Spark Structured Streaming JSON Serialization

Hey Everyone,

I hope this question hasn't been asked before, I looked around quite a bit before posting. If I missed it, sorry!

I'm trying to use the org.elasticsearch.spark.sql structured streaming sink for ES, and am running into some challenges when my column contains a string literal of valid JSON. I have one column called combined.

When the documents are written to ES they look like this:

"_source" : {
          "combined" : """{"sparkTimestamp":"2020-01-08T15:42:24.890Z","@timestamp":"2020-01-08T15:39:40.583Z","@metadata":{"beat":"winlogbeat","type":"_doc","version":"7.4.2","topic":"ingest-winlogbeat"},"host":{"hostname":"A HOSTNAME"................ truncated for brevity

As you can see, it's assuming that I have a normal string, and is nice enough to escape it for me too. :smile:

What I am really after though, is for the JSON string within the combined column to be the _source. It looks like this is possible with the older RDD approach, but I didn't see any way to make it work within the context of this sink. Is this possible? If there is another way, what are the message delivery guarantees?

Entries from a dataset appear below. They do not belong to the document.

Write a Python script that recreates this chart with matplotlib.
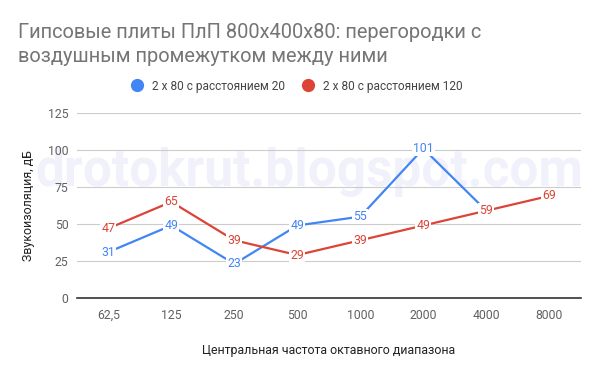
import matplotlib.pyplot as plt
import numpy as np

plt.rcParams['font.family'] = ['Roboto', 'DejaVu Sans']

freqs = ['62,5', '125', '250', '500', '1000', '2000', '4000', '8000']
gap20 = [31, 49, 23, 49, 55, 101, 59]
gap120 = [47, 65, 39, 29, 39, 49, 59, 69]
yticks = [0, 25, 50, 75, 100, 125]

blue = '#4285F4'
red = '#DB4437'
grey = '#757575'

fig = plt.figure(figsize=(6, 3.71), dpi=100, facecolor='white')
ax = fig.add_axes([0.128, 0.197, 0.840, 0.498])

fig.text(0.03, 0.898, "Гипсовые плиты ПлП 800x400x80: перегородки с",
         fontsize=14.4, color=grey, ha='left', va='baseline')
fig.text(0.03, 0.833, "воздушным промежутком между ними",
         fontsize=14.4, color=grey, ha='left', va='baseline')

# watermark, behind grid and tick labels
ax.text(0.515, 0.536, "drotokrut.blogspot.com", fontsize=37, fontweight='bold',
        color='#f1f1fc', ha='center', va='center', zorder=0.5,
        transform=fig.transFigure, clip_on=False)

x20 = np.arange(len(gap20))
x120 = np.arange(len(gap120))
ax.plot(x20, gap20, color=blue, lw=1.6, zorder=3, label='2 x 80 с расстоянием 20')
ax.plot(x120, gap120, color=red, lw=1.6, zorder=3, label='2 x 80 с расстоянием 120')

for xi, v in zip(x20, gap20):
    ax.text(xi, v, str(v), color=blue, fontsize=8.8, ha='center', va='center', zorder=4,
            bbox=dict(boxstyle='square,pad=0.08', fc='white', ec='none'))
for xi, v in zip(x120, gap120):
    ax.text(xi, v, str(v), color=red, fontsize=8.8, ha='center', va='center', zorder=5,
            bbox=dict(boxstyle='square,pad=0.08', fc='white', ec='none'))

ax.set_xlim(-0.5, len(freqs) - 0.5)
ax.set_ylim(0, 125)
ax.set_xticks(range(len(freqs)))
ax.set_xticklabels(freqs)
ax.set_yticks(yticks)
ax.patch.set_visible(False)
ax.grid(axis='y', color='#cccccc', lw=0.8)
ax.tick_params(length=0, labelsize=8.8, labelcolor='#616161', pad=8)
ax.tick_params(axis='y', pad=6)
for s in ['top', 'right', 'left']:
    ax.spines[s].set_visible(False)
ax.spines['bottom'].set_color('#333333')
ax.spines['bottom'].set_linewidth(1.2)

ax.set_xlabel("Центральная частота октавного диапазона", fontsize=8.9, color='#222222', labelpad=16)
ax.set_ylabel("Звукоизоляция, дБ", fontsize=8.9, color='#222222', labelpad=9)

leg = fig.legend(handles=ax.get_lines(), loc='center', bbox_to_anchor=(0.5, 0.768), ncol=2,
                 frameon=False, fontsize=8.6, handlelength=0, handletextpad=1.25, columnspacing=1.9,
                 labelcolor='#444444')
for h, c in zip(leg.legend_handles, [blue, red]):
    h.set_marker('o')
    h.set_markersize(8.5)
    h.set_markerfacecolor(c)
    h.set_markeredgecolor(c)
    h.set_linestyle('none')

fig.savefig('out.png', dpi=100, facecolor='white')
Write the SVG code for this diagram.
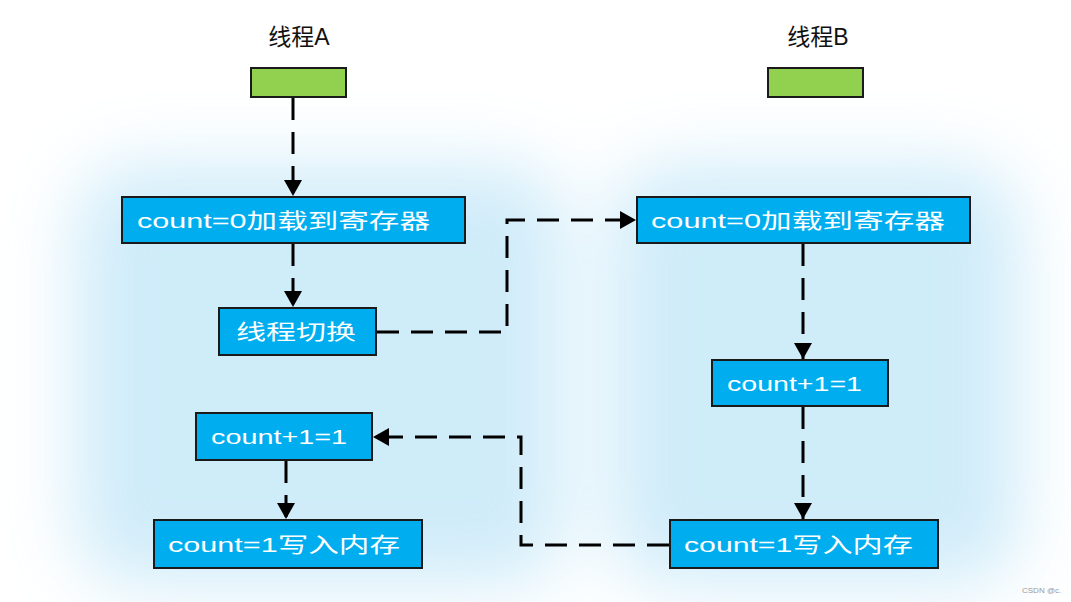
<svg xmlns="http://www.w3.org/2000/svg" width="1071" height="602" viewBox="0 0 1071 602">
<defs>
<filter id="blur" x="-30%" y="-30%" width="160%" height="160%"><feGaussianBlur stdDeviation="35"/></filter>
<marker id="arr" viewBox="0 0 16 18" refX="16" refY="9" markerWidth="16" markerHeight="18" markerUnits="userSpaceOnUse" orient="auto"><path d="M0,0 L16,9 L0,18 Z" fill="#000"/></marker>
<style>
.box{fill:#00aeef;stroke:#1a1a1a;stroke-width:2}
.green{fill:#92d050;stroke:#1a1a1a;stroke-width:2}
.t{font-family:"Liberation Sans","Noto Sans CJK SC",sans-serif;font-size:21px;fill:#fff}
.lbl{font-family:"Liberation Sans","Noto Sans CJK SC",sans-serif;font-size:23px;fill:#111}
.c{fill:none;stroke:#000;stroke-width:3;stroke-dasharray:22 12;marker-end:url(#arr)}
.wm{font-family:"Liberation Sans",sans-serif;font-size:8px;fill:#999}
</style>
</defs>
<rect width="1071" height="602" fill="#fff"/>
<g id="background" filter="url(#blur)" opacity="0.42">
<rect x="75" y="165" width="490" height="420" rx="60" fill="#8fd2f2"/>
<rect x="610" y="165" width="410" height="420" rx="60" fill="#8fd2f2"/>
</g>
<g id="labelA"><text class="lbl" x="299" y="45" text-anchor="middle">线程A</text></g>
<g id="labelB"><text class="lbl" x="818" y="45" text-anchor="middle">线程B</text></g>
<g id="startA"><rect class="green" x="251" y="68" width="95" height="29"/></g>
<g id="startB"><rect class="green" x="768" y="68" width="95" height="29"/></g>
<g id="a1"><rect class="box" x="122" y="197" width="343" height="46"/><text class="t" x="137" y="228" textLength="293" lengthAdjust="spacingAndGlyphs">count=0加载到寄存器</text></g>
<g id="a2"><rect class="box" x="219" y="308" width="157" height="47"/><text class="t" x="236" y="339" textLength="120" lengthAdjust="spacingAndGlyphs">线程切换</text></g>
<g id="a3"><rect class="box" x="196" y="413" width="176" height="47"/><text class="t" x="211" y="444" textLength="136" lengthAdjust="spacingAndGlyphs">count+1=1</text></g>
<g id="a4"><rect class="box" x="154" y="520" width="268" height="48"/><text class="t" x="168" y="552" textLength="232" lengthAdjust="spacingAndGlyphs">count=1写入内存</text></g>
<g id="b1"><rect class="box" x="637" y="197" width="333" height="46"/><text class="t" x="651" y="228" textLength="294" lengthAdjust="spacingAndGlyphs">count=0加载到寄存器</text></g>
<g id="b2"><rect class="box" x="712" y="360" width="176" height="46"/><text class="t" x="727" y="391" textLength="135" lengthAdjust="spacingAndGlyphs">count+1=1</text></g>
<g id="b3"><rect class="box" x="670" y="520" width="268" height="48"/><text class="t" x="684" y="552" textLength="229" lengthAdjust="spacingAndGlyphs">count=1写入内存</text></g>
<g id="connectors">
<path class="c" d="M293,98 L293,196"/>
<path class="c" d="M293,244 L293,307"/>
<path class="c" d="M377,332 L507,332 L507,220 L636,220"/>
<path class="c" d="M803,244 L803,359"/>
<path class="c" d="M803,407 L803,519"/>
<path class="c" d="M669,545 L521,545 L521,437 L373,437"/>
<path class="c" d="M286,461 L286,519"/>
</g>
<text class="wm" x="1022" y="593">CSDN @c.</text>
</svg>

If you're wondering why I'm doing this, then I'm happy to briefly explain. I'm using winlogbeat as a source, and while it is ECS compliant, a vast number of fields are within a custom extension. In addition, depending on the event, the fields will change. If I try to account for this in a spark managed(SQL) table, it's going to be very difficult because of the sparsity and sheer number of fields.

To alleviate this I parsed out core ECS fields and retained the original JSON from winlogbeat. Now that the raw table has been established, I want to index the original JSON into ES. This is effectively the combined column.

Any insight would be appreciated. Thanks!